As we see in the second season of Legit, however, while Jefferies hopes to better himself, Steve is sliding toward the bottom of his bottle. Jefferies said Monday that he and the writers learned that Bakkedahl is “very good at playing big — so this season he becomes a full-blown alcoholic, which progressively gets worse throughout the whole season. And not like a comedy alcoholic like from the movie Arthur, but like a real tragic figure, a guy who’s actually falling down the rabbit hole and he’s losing everything in his life. I think that’s a very interesting thing to put into a comedy, because often what you deal with addiction in comedy it is sort of a funny sort of like ‘here’s junky “Phil” who lives down the hallway;’ but this one is the raw side of that. It’s still funny.”
Season one relied a great deal on stories reframed from Jefferies’ own stand-up performances. Season two has “only one episode that’s based on my stand-up routine,” he said. “If I put all my stories in my sitcom, I can’t do them onstage.”
Writing new organic stories for his TV alter-ego has helped him write new material for his stand-up, too.
“I think writing a TV show, having that discipline where I have to go into an office every day for a few months until it was done maybe helped with the discipline of writing stand-up as well. I used to never write my stand-up down. I still don’t write my stand-up on paper or anything; but I used to just organically do it onstage, have an idea, chatted it up a little bit. Now I’m keeping notes. I’m trying to keep up with the … of this world and try to bring out a special every year.”

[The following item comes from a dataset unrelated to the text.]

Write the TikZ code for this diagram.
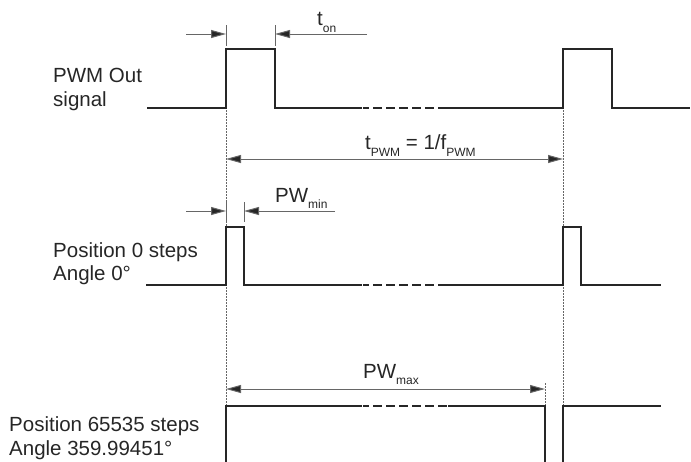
\documentclass[tikz,border=0pt]{standalone}
\usepackage{fontspec}
\setmainfont{Liberation Sans}
\usetikzlibrary{arrows.meta}
\newcommand\dsub[2][-7pt]{\raisebox{#1}{\fontsize{12}{12}\selectfont #2}}
\begin{document}
\begin{tikzpicture}[x=1pt,y=-1pt,
  sig/.style={draw=black!85,line width=1.7pt},
  brk/.style={sig,dash pattern={on 6pt off 4pt on 8.5pt off 4.5pt on 8.5pt off 4.5pt on 8.5pt off 4.5pt on 8.5pt off 4.5pt on 8.5pt off 4.5pt on 8.5pt off 4.5pt}},
  dim/.style={draw=black!60,line width=1pt},
  dimarrow/.style={dim,-{Triangle[length=15pt,width=8pt,fill=black!85]}},
  dimboth/.style={dim,{Triangle[length=15pt,width=8pt,fill=black!85]}-{Triangle[length=15pt,width=8pt,fill=black!85]}},
  guide/.style={draw=black!60,line width=0.7pt,dash pattern=on 1.5pt off 1.5pt},
  lbl/.style={anchor=base west,inner sep=0pt,font=\fontsize{20.5}{24}\selectfont,text=black!85}
]
\useasboundingbox (0,0) rectangle (691,461);

% ---- guide lines
\coordinate (g1t) at (226,110); \coordinate (g1b) at (226,405);
\coordinate (g2t) at (563,110); \coordinate (g2b) at (563,405);
\coordinate (g3t) at (545,383); \coordinate (g3b) at (545,405);
\draw[guide] (g1t) -- (g1b);
\draw[guide] (g2t) -- (g2b);
\draw[guide] (g3t) -- (g3b);

% ---- signal 1
\draw[sig] (147,108) -- (226,108) -- (226,49) -- (275,49) -- (275,108) -- (362,108);
\draw[brk] (363,108) -- (440,108);
\draw[sig] (440,108) -- (563,108) -- (563,49) -- (612,49) -- (612,108) -- (690,108);

% ---- signal 2
\draw[sig] (146,285) -- (226,285) -- (226,227) -- (244,227) -- (244,285) -- (362,285);
\draw[brk] (363,285) -- (440,285);
\draw[sig] (440,285) -- (563,285) -- (563,227) -- (581,227) -- (581,285) -- (661,285);

% ---- signal 3
\draw[sig] (226,462) -- (226,406) -- (362,406);
\draw[brk] (363,406) -- (448,406);
\draw[sig] (448,406) -- (545,406) -- (545,462);
\draw[sig] (563,462) -- (563,406) -- (661,406);

% ---- t_on dimension
\coordinate (on1) at (226,34); \coordinate (on2) at (275,34);
\coordinate (onL) at (186,34); \coordinate (onR) at (367,34);
\draw[dim] (226,25) -- (226,46);
\draw[dim] (275,25) -- (275,46);
\draw[dimarrow] (onL) -- (on1);
\draw[dimarrow] (onR) -- (on2);
\node[lbl] (ton) at (317,25) {t\dsub{on}};

% ---- t_PWM dimension
\coordinate (p1) at (226,159); \coordinate (p2) at (563,159);
\draw[dimboth] (p1) -- (p2);
\node[lbl] (tpwm) at (365,149) {t\dsub{PWM} = 1/f\dsub{PWM}};

% ---- PW_min dimension
\coordinate (m1) at (226,211); \coordinate (m2) at (244,211);
\coordinate (mL) at (186,211); \coordinate (mR) at (335,211);
\draw[dim] (226,202) -- (226,222);
\draw[dim] (244,202) -- (244,222);
\draw[dimarrow] (mL) -- (m1);
\draw[dimarrow] (mR) -- (m2);
\node[lbl] (pwmin) at (275,202) {PW\dsub[-6pt]{min}};

% ---- PW_max dimension
\coordinate (x1) at (226,389); \coordinate (x2) at (545,389);
\draw[dimboth] (x1) -- (x2);
\node[lbl] (pwmax) at (363,378) {PW\dsub[-6pt]{max}};

% ---- signal labels
\node[lbl] (l1a) at (53,82) {PWM Out};
\node[lbl] (l1b) at (53,106) {signal};
\node[lbl] (l2a) at (53,257) {Position 0 steps};
\node[lbl] (l2b) at (53,280) {Angle 0°};
\node[lbl] (l3a) at (9,431) {Position 65535 steps};
\node[lbl] (l3b) at (9,455) {Angle 359.99451°};
\end{tikzpicture}
\end{document}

I asked Jefferies if he has noticed a changing attitude from the public toward not just him specifically, but to the very occupation of stand-up comedian.
Jefferies replied: “I noticed it not from the general public, but I sort of noticed it from the actors we have on. With the actors there are two types of actors. There’s the actors who can acknowledge that they could never do stand-up comedy. Then there’s the pretentious ones, who believe that acting is harder than stand-up comedy. I definitely don’t think it is. I also think making a comedy is substantially harder than making a drama. Maybe that’s arrogant of me to say that, but if I ask you right now what’s your 10 favorite dramas of the last five years, you’d able to rattle them off easy. There are five of them on the air right now. I was watching True Detective … The Americans are coming out. Brilliant, right? But if I ask you to give your top 10 sitcoms over the last five years, you’d be struggling to even find at least 10 that you like. There’s as many sitcoms or half-hour comedies coming out as there is dramas, so this is my argument. You put more actors and more comedy actors in a drama, we do a better job than if all those dramatic actors came over and tried to do our comedy. There are actors everywhere who is going to read this and hate me for saying that.”
But just in terms like I noticed over the weekend FX replayed the “Family” episode where you’re doing a career day at the high school and just talking to kids about being a comedian. Even just from then to now I’m seeing so many other show pitches and treatments that revolve around stand-up comedy as a plot device.
“Yes, I think stand-up comedy in its heyday. In my mind I think went through one in the ‘80s and I think it’s back again as popular as it’s ever been. But I find it weird that people go Louie … himself in a stand-up show, so this show is similar to Louie because Jim’s playing himself. My argument is no, no, no, Louie’s show was similar to Seinfeld and Seinfeld’s show was doing something similar to any other comic …. We use to give comics these fake occupations in sitcoms. We’ll make a show. We’ll call it The Bob Newhart Show, but we’ll give him a different job. What’s the fucking point? Let the guy play himself and in a job that he knows being funny and that sort of stuff. There’s a run of these shows like Curb Your Enthusiasm, Seinfeld, Louie, Legit where it is a kind of a genre in its own right and I think it’s fucking great genre. I think it’s the best I do. What better way to showcase a person’s talent than to showcase their actual talent?”
I agree.
“I hope there’s another 10 of these shows and we all have a go at it,” Jefferies said.
Jim Jefferies is on his stand-up tour now through the spring (some dates via Ticketmaster). You can catch up with the first season of Legit online at FX Networks.
Legit makes its second-season debut tonight on FXX.
P.S. Jefferies says he and his girlfriend watch RuPaul’s Drag Race and notice they have celebrity judges. “Please make me a judge on RuPaul’s Drag Race,” Jefferies said. “I wouldn’t be rude. I’d do it properly. It’d make my girlfriend very happy!”